The U.S. pharmaceutical industry argues that guaranteed exclusivity is necessary to incentivize research in groundbreaking new drugs to fight cancer, diabetes, and ebola. Some of these treatments take a long time to develop and test, so that once the drug is finally on the market, much of the patent term has already elapsed.
Critics, on the other hand, note that no other country besides the United States offers twelve years of exclusivity, because it is way too long. Unlike traditional, small-molecule drugs that are cheap to reproduce, generic biologic drugs require significant amounts of research and testing of their own. There is also the problem of balance—patent policy includes numerous exceptions and limitations.
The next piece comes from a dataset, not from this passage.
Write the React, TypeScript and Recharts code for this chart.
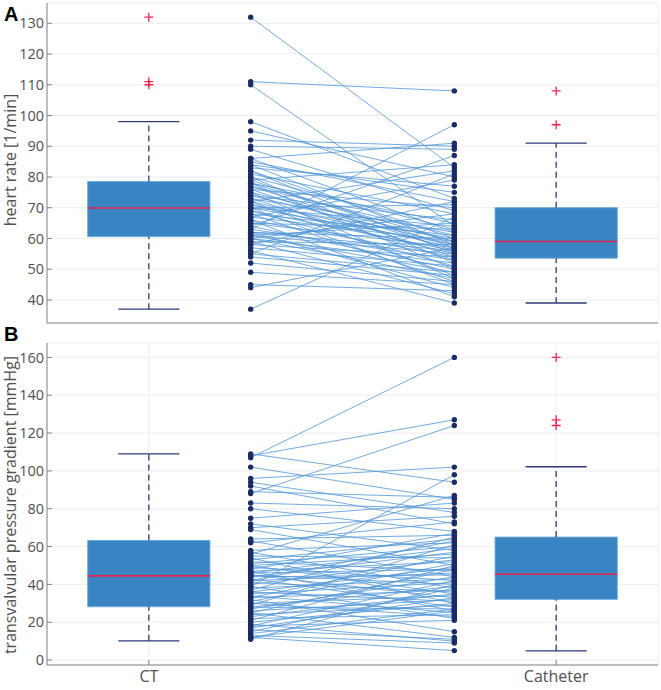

Exclusivity bypasses the sophisticated balance of patent policy in favor of blunt protection.
A major force behind the demand for twelve years of exclusivity is U.S. Senator Orrin Hatch (R‑UT). As chairman of the Senate Finance Committee, Hatch has a lot of power over the U.S. trade agenda, and he has consistently used that leverage to push for strong intellectual property provisions in trade agreements. He has repeatedly claimed that the TPP must include a twelve year exclusivity term and has kept up pressure on the administration throughout the negotiations.
But there’s simply no way that the TPP is actually going to include a twelve year exclusivity term. None of the other TPP countries wants a term that long, and many are refusing to accept anything more than five years. Even the Obama administration doesn’t really want the term to be twelve years. They have repeatedly advocated reducing the term to seven years under U.S. law.
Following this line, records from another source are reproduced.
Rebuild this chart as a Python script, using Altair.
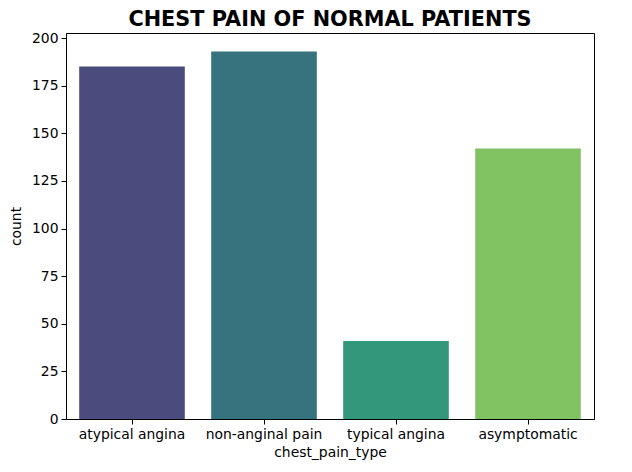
import altair as alt
import pandas as pd

categories = ["atypical angina", "non-anginal pain", "typical angina", "asymptomatic"]
counts = [185, 193, 41, 142]
colors = ["#4a4c7d", "#37727f", "#33977b", "#81c262"]
y_ticks = [0, 25, 50, 75, 100, 125, 150, 175, 200]

df = pd.DataFrame({"chest_pain_type": categories, "count": counts})

font = "DejaVu Sans"

chart = (
    alt.Chart(df)
    .mark_bar()
    .encode(
        x=alt.X(
            "chest_pain_type:N",
            sort=categories,
            scale=alt.Scale(paddingInner=0.2, paddingOuter=0.1),
            axis=alt.Axis(
                title="chest_pain_type",
                labelAngle=0,
                labelFontSize=13.9,
                titleFontSize=13.9,
                labelFont=font,
                titleFont=font,
                titleFontWeight="normal",
                labelColor="black",
                titleColor="black",
                domainColor="black",
                tickColor="black",
                tickSize=5,
                labelPadding=3,
                titlePadding=5,
            ),
        ),
        y=alt.Y(
            "count:Q",
            scale=alt.Scale(domain=[0, 202.65], nice=False),
            axis=alt.Axis(
                title="count",
                values=y_ticks,
                grid=False,
                labelFontSize=13.9,
                titleFontSize=13.9,
                labelFont=font,
                titleFont=font,
                titleFontWeight="normal",
                labelColor="black",
                titleColor="black",
                domainColor="black",
                tickColor="black",
                tickSize=5,
                labelPadding=3,
                titlePadding=8,
            ),
        ),
        color=alt.Color(
            "chest_pain_type:N",
            sort=categories,
            scale=alt.Scale(domain=categories, range=colors),
            legend=None,
        ),
    )
    .properties(
        width=528,
        height=386,
        title=alt.TitleParams(
            "CHEST PAIN OF NORMAL PATIENTS",
            font=font,
            fontSize=20.8,
            fontWeight="bold",
            color="black",
            anchor="middle",
            offset=0,
        ),
        autosize=alt.AutoSizeParams(type="none"),
        padding={"left": 58, "top": 25, "right": 22, "bottom": 45},
    )
    .configure(background="white")
    .configure_view(stroke="black", strokeWidth=1)
)

chart.save("out.html", embed_options={"renderer": "svg", "actions": False})
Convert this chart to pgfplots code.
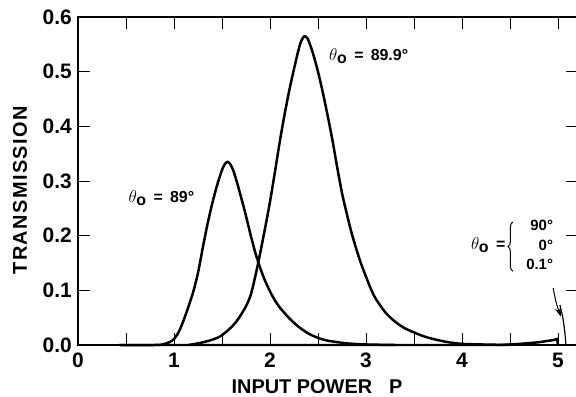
\documentclass[border=0pt]{standalone}
\usepackage{pgfplots}
\pgfplotsset{compat=1.18}
\usetikzlibrary{arrows.meta,decorations.pathreplacing}
\usepackage{fontspec}
\setmainfont{Liberation Sans}
\begin{document}
\begin{tikzpicture}
\begin{axis}[
  name=ax,
  scale only axis, width=500bp, height=328bp,
  xmin=0, xmax=5.2083, ymin=0, ymax=0.6,
  clip=false,
  axis line style={line width=1.3pt},
  xtick={0,1,2,3,4,5}, xticklabels={0,1,2,3,4,5},
  minor xtick={0.5,1.5,2.5,3.5,4.5},
  ytick={0,0.1,0.2,0.3,0.4,0.5,0.6},
  yticklabels={0.0,0.1,0.2,0.3,0.4,0.5,0.6},
  tick align=inside, major tick length=12bp, minor tick length=12bp,
  every tick/.style={line width=1pt, black},
  tick label style={font=\bfseries\fontsize{21}{21}\selectfont},
  yticklabel style={inner sep=0pt, xshift=-6bp},
  xticklabel style={inner sep=0pt, yshift=-8bp},
]
% theta_o = 89 deg
\addplot[line width=2.5pt, smooth, tension=0.45] coordinates {
(0.43,0) (0.8,0.0) (0.88,0.001) (0.95,0.005) (1.0,0.011) (1.05,0.024) (1.1,0.045)
(1.15,0.07) (1.2,0.097) (1.25,0.132) (1.3,0.178) (1.35,0.222) (1.4,0.26)
(1.45,0.293) (1.5,0.32) (1.53,0.331) (1.56,0.335) (1.59,0.330) (1.62,0.318)
(1.66,0.295) (1.71,0.263) (1.75,0.236) (1.8,0.200) (1.85,0.167) (1.9,0.140)
(1.95,0.117) (2.0,0.098) (2.05,0.082) (2.1,0.069) (2.2,0.049) (2.3,0.033)
(2.4,0.021) (2.5,0.013) (2.6,0.008) (2.8,0.003) (3.0,0.001) (3.3,0)};
% theta_o = 89.9 deg
\addplot[line width=2.5pt, smooth, tension=0.45] coordinates {
(1.15,0) (1.25,0.003) (1.35,0.007) (1.45,0.013) (1.5,0.018) (1.55,0.025)
(1.6,0.033) (1.65,0.043) (1.7,0.056) (1.75,0.071) (1.8,0.092) (1.85,0.128)
(1.9,0.170) (1.95,0.215) (2.0,0.262) (2.05,0.315) (2.1,0.37) (2.15,0.42)
(2.2,0.465) (2.25,0.505) (2.3,0.542) (2.33,0.558) (2.36,0.565) (2.39,0.561)
(2.42,0.548) (2.45,0.532) (2.5,0.5) (2.55,0.462) (2.6,0.42) (2.65,0.375)
(2.7,0.325) (2.75,0.278) (2.8,0.24) (2.85,0.205) (2.9,0.175) (2.95,0.148)
(3.0,0.125) (3.05,0.103) (3.1,0.085) (3.2,0.06) (3.3,0.043) (3.4,0.031)
(3.5,0.023) (3.6,0.016) (3.7,0.011) (3.8,0.007) (3.9,0.004) (4.0,0.002)
(4.2,0.001) (4.5,0)};
% theta_o = 90, 0, 0.1 deg
\addplot[line width=2.5pt] coordinates {
(0.43,0) (4.4,0) (4.6,0.002) (4.8,0.005) (4.95,0.009) (4.99,0.011) (5.0,0)};
\addplot[line width=1.2pt, smooth] coordinates {
(5.02,0.073) (5.05,0.05) (5.07,0.025) (5.083,0)};
\draw[-{Stealth[length=9bp,width=6bp]}, line width=1pt]
  (axis cs:4.95,0.104) to[bend right=5] (axis cs:5.03,0.052);
\node[anchor=west, font=\bfseries\fontsize{16}{16}\selectfont]
  at (axis cs:2.58,0.528) {$\theta_{\textbf{o}}$\, =\, 89.9°};
\node[anchor=west, font=\bfseries\fontsize{16}{16}\selectfont]
  at (axis cs:0.49,0.269) {$\theta_{\textbf{o}}$\, =\, 89°};
\node[anchor=east, font=\bfseries\fontsize{16}{16}\selectfont, inner sep=0pt]
  at (axis cs:4.455,0.183) {$\theta_{\textbf{o}}$\, =};
\draw[line width=1pt, decorate, decoration={brace, amplitude=5bp}]
  (axis cs:4.53,0.135) -- (axis cs:4.53,0.225);
\node[anchor=east, font=\bfseries\fontsize{15}{20}\selectfont, inner sep=0pt]
  at (axis cs:4.95,0.181) {\begin{tabular}{@{}r@{}}90°\\0°\\0.1°\end{tabular}};
\node[anchor=base, font=\bfseries\fontsize{20}{20}\selectfont]
  at (axis cs:2.49,0) [yshift=-48bp] {INPUT POWER\hspace{17bp}P};
\node[anchor=base, rotate=90, font=\bfseries\fontsize{20}{20}\selectfont\addfontfeatures{LetterSpace=7}]
  at ([xshift=-51bp]axis cs:0,0.283) {TRANSMISSION};
\end{axis}
\pgfresetboundingbox
\path[use as bounding box] ([shift={(-78bp,-52bp)}]ax.south west) rectangle ([shift={(498bp,345bp)}]ax.south west);
\end{tikzpicture}
\end{document}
The most frustrating thing about the U.S. stance on biologics is that the issue doesn’t belong in a trade agreement in the first place. Free trade is helpful for consumers because it reduces prices and increases variety. But stronger drug protections and other intellectual property rules do just the opposite.
Good intellectual property policy requires a balance. The interests of users need to be taken into account, and policymakers must avoid reforms that simply benefit existing rights holders without furthering innovation. Trade agreements are a bad mechanism for reaching that balance.
If countries want to harmonize pharmaceutical regulations or patent policy, they can do so through other, more-specialized international agreements. The issue is in the TPP only because the U.S. pharmaceutical industry has, through extensive lobbying efforts, become a commercial priority of the United States government.
Because the other TPP countries are unanimous in their opposition to the U.S. proposal on biologics, the Obama administration is expending considerable negotiating capital on the issue. Rather than pushing hard to secure an arcane regulatory tweak that will help one part of one U.S. industry, American negotiators should spend their energy convincing Canada to reform its regressive supply management program for dairy or otherwise working to open up foreign markets. That’s real free trade, and it’s what agreements like the TPP are for.